**** DATA

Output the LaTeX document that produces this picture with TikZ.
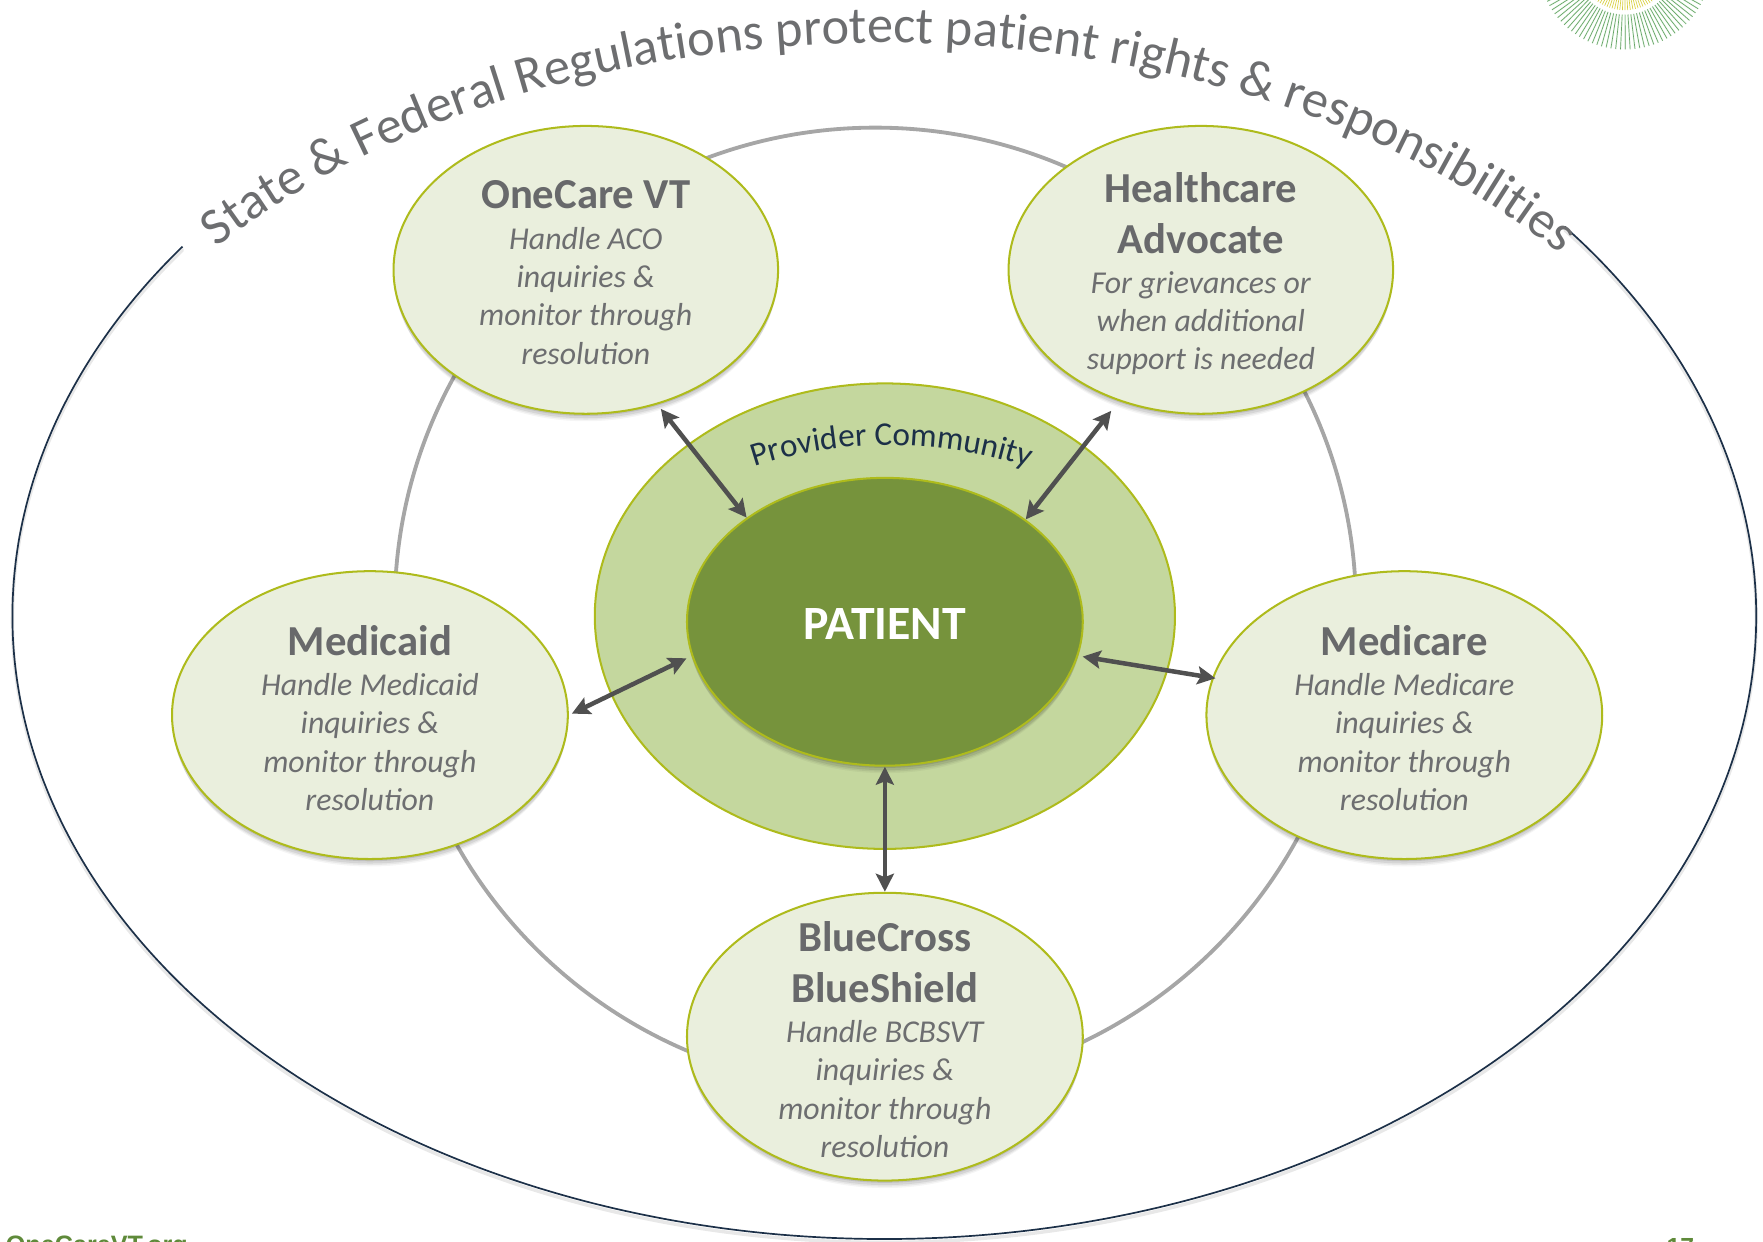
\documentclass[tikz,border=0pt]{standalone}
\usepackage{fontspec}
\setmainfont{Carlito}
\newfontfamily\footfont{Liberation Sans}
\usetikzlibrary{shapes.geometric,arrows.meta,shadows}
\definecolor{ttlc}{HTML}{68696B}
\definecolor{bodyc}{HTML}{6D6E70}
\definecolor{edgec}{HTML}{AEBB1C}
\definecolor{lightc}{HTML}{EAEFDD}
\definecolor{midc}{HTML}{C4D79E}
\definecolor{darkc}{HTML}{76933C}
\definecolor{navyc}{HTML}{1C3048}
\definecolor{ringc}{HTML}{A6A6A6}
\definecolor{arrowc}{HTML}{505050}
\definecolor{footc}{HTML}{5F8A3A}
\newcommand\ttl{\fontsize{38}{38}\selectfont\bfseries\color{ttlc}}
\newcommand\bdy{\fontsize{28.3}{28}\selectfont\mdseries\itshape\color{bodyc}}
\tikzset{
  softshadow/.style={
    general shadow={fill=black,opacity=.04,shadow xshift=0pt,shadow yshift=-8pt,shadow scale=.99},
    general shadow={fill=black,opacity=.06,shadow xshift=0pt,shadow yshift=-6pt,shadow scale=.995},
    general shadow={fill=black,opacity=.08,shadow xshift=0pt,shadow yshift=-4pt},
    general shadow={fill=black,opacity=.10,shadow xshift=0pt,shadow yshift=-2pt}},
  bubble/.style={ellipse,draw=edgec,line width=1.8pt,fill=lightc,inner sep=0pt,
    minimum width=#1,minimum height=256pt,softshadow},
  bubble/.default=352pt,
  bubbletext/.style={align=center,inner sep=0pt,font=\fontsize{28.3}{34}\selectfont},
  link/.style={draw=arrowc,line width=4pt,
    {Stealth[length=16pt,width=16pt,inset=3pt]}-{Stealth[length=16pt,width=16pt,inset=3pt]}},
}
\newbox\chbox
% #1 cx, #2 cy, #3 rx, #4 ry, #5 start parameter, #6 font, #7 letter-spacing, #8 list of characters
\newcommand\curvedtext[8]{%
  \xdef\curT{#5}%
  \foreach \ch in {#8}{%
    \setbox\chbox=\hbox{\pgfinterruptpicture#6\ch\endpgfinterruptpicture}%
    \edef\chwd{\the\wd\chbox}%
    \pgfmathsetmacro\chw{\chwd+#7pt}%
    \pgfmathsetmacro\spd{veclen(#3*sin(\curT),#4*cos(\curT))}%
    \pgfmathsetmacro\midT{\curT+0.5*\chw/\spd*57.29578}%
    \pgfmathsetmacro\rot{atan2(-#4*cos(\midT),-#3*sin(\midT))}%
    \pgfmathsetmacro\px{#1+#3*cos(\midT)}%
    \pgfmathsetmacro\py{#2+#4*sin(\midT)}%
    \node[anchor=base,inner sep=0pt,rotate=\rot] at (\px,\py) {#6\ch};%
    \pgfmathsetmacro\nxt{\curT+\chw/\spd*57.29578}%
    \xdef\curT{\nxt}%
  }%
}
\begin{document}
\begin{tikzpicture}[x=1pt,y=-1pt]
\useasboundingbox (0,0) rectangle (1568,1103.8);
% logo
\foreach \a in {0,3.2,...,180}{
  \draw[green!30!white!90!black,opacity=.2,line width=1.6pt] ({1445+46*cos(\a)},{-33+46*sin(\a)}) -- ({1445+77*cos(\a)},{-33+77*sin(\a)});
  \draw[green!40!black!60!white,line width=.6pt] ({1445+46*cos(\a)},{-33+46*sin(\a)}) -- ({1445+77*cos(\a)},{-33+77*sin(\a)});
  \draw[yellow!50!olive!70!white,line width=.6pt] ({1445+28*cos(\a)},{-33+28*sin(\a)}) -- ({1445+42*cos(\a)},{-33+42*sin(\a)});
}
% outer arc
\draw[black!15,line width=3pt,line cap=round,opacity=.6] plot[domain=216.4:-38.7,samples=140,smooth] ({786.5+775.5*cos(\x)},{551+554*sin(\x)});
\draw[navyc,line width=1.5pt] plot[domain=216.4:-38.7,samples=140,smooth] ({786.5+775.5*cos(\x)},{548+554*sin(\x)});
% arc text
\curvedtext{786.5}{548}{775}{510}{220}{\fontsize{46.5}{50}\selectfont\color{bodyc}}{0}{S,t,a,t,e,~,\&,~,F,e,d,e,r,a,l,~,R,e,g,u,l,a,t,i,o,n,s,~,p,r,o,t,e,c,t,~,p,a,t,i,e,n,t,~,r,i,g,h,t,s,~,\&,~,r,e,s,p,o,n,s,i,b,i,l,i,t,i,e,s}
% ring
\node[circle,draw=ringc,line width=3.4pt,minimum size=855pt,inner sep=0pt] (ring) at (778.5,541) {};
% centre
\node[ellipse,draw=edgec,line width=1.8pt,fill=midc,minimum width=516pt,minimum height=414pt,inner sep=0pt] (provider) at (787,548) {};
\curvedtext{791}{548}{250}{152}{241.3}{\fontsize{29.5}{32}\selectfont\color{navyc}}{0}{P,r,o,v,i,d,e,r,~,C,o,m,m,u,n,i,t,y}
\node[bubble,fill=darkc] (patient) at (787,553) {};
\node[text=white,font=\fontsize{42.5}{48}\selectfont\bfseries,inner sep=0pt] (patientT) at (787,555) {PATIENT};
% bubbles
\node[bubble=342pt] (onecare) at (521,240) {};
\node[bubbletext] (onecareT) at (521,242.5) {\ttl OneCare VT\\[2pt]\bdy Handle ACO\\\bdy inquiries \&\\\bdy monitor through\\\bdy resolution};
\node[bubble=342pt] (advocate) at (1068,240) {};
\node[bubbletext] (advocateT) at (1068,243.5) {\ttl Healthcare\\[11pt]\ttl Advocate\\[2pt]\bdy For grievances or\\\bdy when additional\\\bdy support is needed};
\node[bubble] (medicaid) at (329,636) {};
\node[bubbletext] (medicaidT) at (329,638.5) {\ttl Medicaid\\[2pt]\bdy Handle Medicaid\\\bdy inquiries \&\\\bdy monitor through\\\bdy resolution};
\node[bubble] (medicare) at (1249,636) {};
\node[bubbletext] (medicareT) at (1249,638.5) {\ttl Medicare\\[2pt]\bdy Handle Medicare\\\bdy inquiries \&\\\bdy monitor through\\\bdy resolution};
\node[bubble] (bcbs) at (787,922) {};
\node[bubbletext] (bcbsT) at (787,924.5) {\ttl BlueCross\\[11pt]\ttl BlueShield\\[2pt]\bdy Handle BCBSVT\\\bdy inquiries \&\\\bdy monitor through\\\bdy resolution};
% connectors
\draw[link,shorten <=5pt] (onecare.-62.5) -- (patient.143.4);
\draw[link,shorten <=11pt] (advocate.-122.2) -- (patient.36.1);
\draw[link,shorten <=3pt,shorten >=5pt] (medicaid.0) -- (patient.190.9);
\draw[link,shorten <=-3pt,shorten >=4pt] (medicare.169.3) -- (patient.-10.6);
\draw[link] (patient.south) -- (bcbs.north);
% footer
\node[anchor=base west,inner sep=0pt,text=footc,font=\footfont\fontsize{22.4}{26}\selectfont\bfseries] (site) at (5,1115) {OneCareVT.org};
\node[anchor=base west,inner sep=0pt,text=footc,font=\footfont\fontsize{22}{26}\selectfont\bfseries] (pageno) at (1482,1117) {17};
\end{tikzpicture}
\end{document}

********

DIRECTIONS: Omit each picture, then return all of the listing exactly as it stands.

RESULT OF THE TASK:
Output the LaTeX document that produces this picture with TikZ.
\documentclass[tikz,border=0pt]{standalone}
\usepackage{fontspec}
\setmainfont{Carlito}
\newfontfamily\footfont{Liberation Sans}
\usetikzlibrary{shapes.geometric,arrows.meta,shadows}
\definecolor{ttlc}{HTML}{68696B}
\definecolor{bodyc}{HTML}{6D6E70}
\definecolor{edgec}{HTML}{AEBB1C}
\definecolor{lightc}{HTML}{EAEFDD}
\definecolor{midc}{HTML}{C4D79E}
\definecolor{darkc}{HTML}{76933C}
\definecolor{navyc}{HTML}{1C3048}
\definecolor{ringc}{HTML}{A6A6A6}
\definecolor{arrowc}{HTML}{505050}
\definecolor{footc}{HTML}{5F8A3A}
\newcommand\ttl{\fontsize{38}{38}\selectfont\bfseries\color{ttlc}}
\newcommand\bdy{\fontsize{28.3}{28}\selectfont\mdseries\itshape\color{bodyc}}
\tikzset{
  softshadow/.style={
    general shadow={fill=black,opacity=.04,shadow xshift=0pt,shadow yshift=-8pt,shadow scale=.99},
    general shadow={fill=black,opacity=.06,shadow xshift=0pt,shadow yshift=-6pt,shadow scale=.995},
    general shadow={fill=black,opacity=.08,shadow xshift=0pt,shadow yshift=-4pt},
    general shadow={fill=black,opacity=.10,shadow xshift=0pt,shadow yshift=-2pt}},
  bubble/.style={ellipse,draw=edgec,line width=1.8pt,fill=lightc,inner sep=0pt,
    minimum width=#1,minimum height=256pt,softshadow},
  bubble/.default=352pt,
  bubbletext/.style={align=center,inner sep=0pt,font=\fontsize{28.3}{34}\selectfont},
  link/.style={draw=arrowc,line width=4pt,
    {Stealth[length=16pt,width=16pt,inset=3pt]}-{Stealth[length=16pt,width=16pt,inset=3pt]}},
}
\newbox\chbox
% #1 cx, #2 cy, #3 rx, #4 ry, #5 start parameter, #6 font, #7 letter-spacing, #8 list of characters
\newcommand\curvedtext[8]{%
  \xdef\curT{#5}%
  \foreach \ch in {#8}{%
    \setbox\chbox=\hbox{\pgfinterruptpicture#6\ch\endpgfinterruptpicture}%
    \edef\chwd{\the\wd\chbox}%
    \pgfmathsetmacro\chw{\chwd+#7pt}%
    \pgfmathsetmacro\spd{veclen(#3*sin(\curT),#4*cos(\curT))}%
    \pgfmathsetmacro\midT{\curT+0.5*\chw/\spd*57.29578}%
    \pgfmathsetmacro\rot{atan2(-#4*cos(\midT),-#3*sin(\midT))}%
    \pgfmathsetmacro\px{#1+#3*cos(\midT)}%
    \pgfmathsetmacro\py{#2+#4*sin(\midT)}%
    \node[anchor=base,inner sep=0pt,rotate=\rot] at (\px,\py) {#6\ch};%
    \pgfmathsetmacro\nxt{\curT+\chw/\spd*57.29578}%
    \xdef\curT{\nxt}%
  }%
}
\begin{document}
\begin{tikzpicture}[x=1pt,y=-1pt]
\useasboundingbox (0,0) rectangle (1568,1103.8);
% logo
\foreach \a in {0,3.2,...,180}{
  \draw[green!30!white!90!black,opacity=.2,line width=1.6pt] ({1445+46*cos(\a)},{-33+46*sin(\a)}) -- ({1445+77*cos(\a)},{-33+77*sin(\a)});
  \draw[green!40!black!60!white,line width=.6pt] ({1445+46*cos(\a)},{-33+46*sin(\a)}) -- ({1445+77*cos(\a)},{-33+77*sin(\a)});
  \draw[yellow!50!olive!70!white,line width=.6pt] ({1445+28*cos(\a)},{-33+28*sin(\a)}) -- ({1445+42*cos(\a)},{-33+42*sin(\a)});
}
% outer arc
\draw[black!15,line width=3pt,line cap=round,opacity=.6] plot[domain=216.4:-38.7,samples=140,smooth] ({786.5+775.5*cos(\x)},{551+554*sin(\x)});
\draw[navyc,line width=1.5pt] plot[domain=216.4:-38.7,samples=140,smooth] ({786.5+775.5*cos(\x)},{548+554*sin(\x)});
% arc text
\curvedtext{786.5}{548}{775}{510}{220}{\fontsize{46.5}{50}\selectfont\color{bodyc}}{0}{S,t,a,t,e,~,\&,~,F,e,d,e,r,a,l,~,R,e,g,u,l,a,t,i,o,n,s,~,p,r,o,t,e,c,t,~,p,a,t,i,e,n,t,~,r,i,g,h,t,s,~,\&,~,r,e,s,p,o,n,s,i,b,i,l,i,t,i,e,s}
% ring
\node[circle,draw=ringc,line width=3.4pt,minimum size=855pt,inner sep=0pt] (ring) at (778.5,541) {};
% centre
\node[ellipse,draw=edgec,line width=1.8pt,fill=midc,minimum width=516pt,minimum height=414pt,inner sep=0pt] (provider) at (787,548) {};
\curvedtext{791}{548}{250}{152}{241.3}{\fontsize{29.5}{32}\selectfont\color{navyc}}{0}{P,r,o,v,i,d,e,r,~,C,o,m,m,u,n,i,t,y}
\node[bubble,fill=darkc] (patient) at (787,553) {};
\node[text=white,font=\fontsize{42.5}{48}\selectfont\bfseries,inner sep=0pt] (patientT) at (787,555) {PATIENT};
% bubbles
\node[bubble=342pt] (onecare) at (521,240) {};
\node[bubbletext] (onecareT) at (521,242.5) {\ttl OneCare VT\\[2pt]\bdy Handle ACO\\\bdy inquiries \&\\\bdy monitor through\\\bdy resolution};
\node[bubble=342pt] (advocate) at (1068,240) {};
\node[bubbletext] (advocateT) at (1068,243.5) {\ttl Healthcare\\[11pt]\ttl Advocate\\[2pt]\bdy For grievances or\\\bdy when additional\\\bdy support is needed};
\node[bubble] (medicaid) at (329,636) {};
\node[bubbletext] (medicaidT) at (329,638.5) {\ttl Medicaid\\[2pt]\bdy Handle Medicaid\\\bdy inquiries \&\\\bdy monitor through\\\bdy resolution};
\node[bubble] (medicare) at (1249,636) {};
\node[bubbletext] (medicareT) at (1249,638.5) {\ttl Medicare\\[2pt]\bdy Handle Medicare\\\bdy inquiries \&\\\bdy monitor through\\\bdy resolution};
\node[bubble] (bcbs) at (787,922) {};
\node[bubbletext] (bcbsT) at (787,924.5) {\ttl BlueCross\\[11pt]\ttl BlueShield\\[2pt]\bdy Handle BCBSVT\\\bdy inquiries \&\\\bdy monitor through\\\bdy resolution};
% connectors
\draw[link,shorten <=5pt] (onecare.-62.5) -- (patient.143.4);
\draw[link,shorten <=11pt] (advocate.-122.2) -- (patient.36.1);
\draw[link,shorten <=3pt,shorten >=5pt] (medicaid.0) -- (patient.190.9);
\draw[link,shorten <=-3pt,shorten >=4pt] (medicare.169.3) -- (patient.-10.6);
\draw[link] (patient.south) -- (bcbs.north);
% footer
\node[anchor=base west,inner sep=0pt,text=footc,font=\footfont\fontsize{22.4}{26}\selectfont\bfseries] (site) at (5,1115) {OneCareVT.org};
\node[anchor=base west,inner sep=0pt,text=footc,font=\footfont\fontsize{22}{26}\selectfont\bfseries] (pageno) at (1482,1117) {17};
\end{tikzpicture}
\end{document}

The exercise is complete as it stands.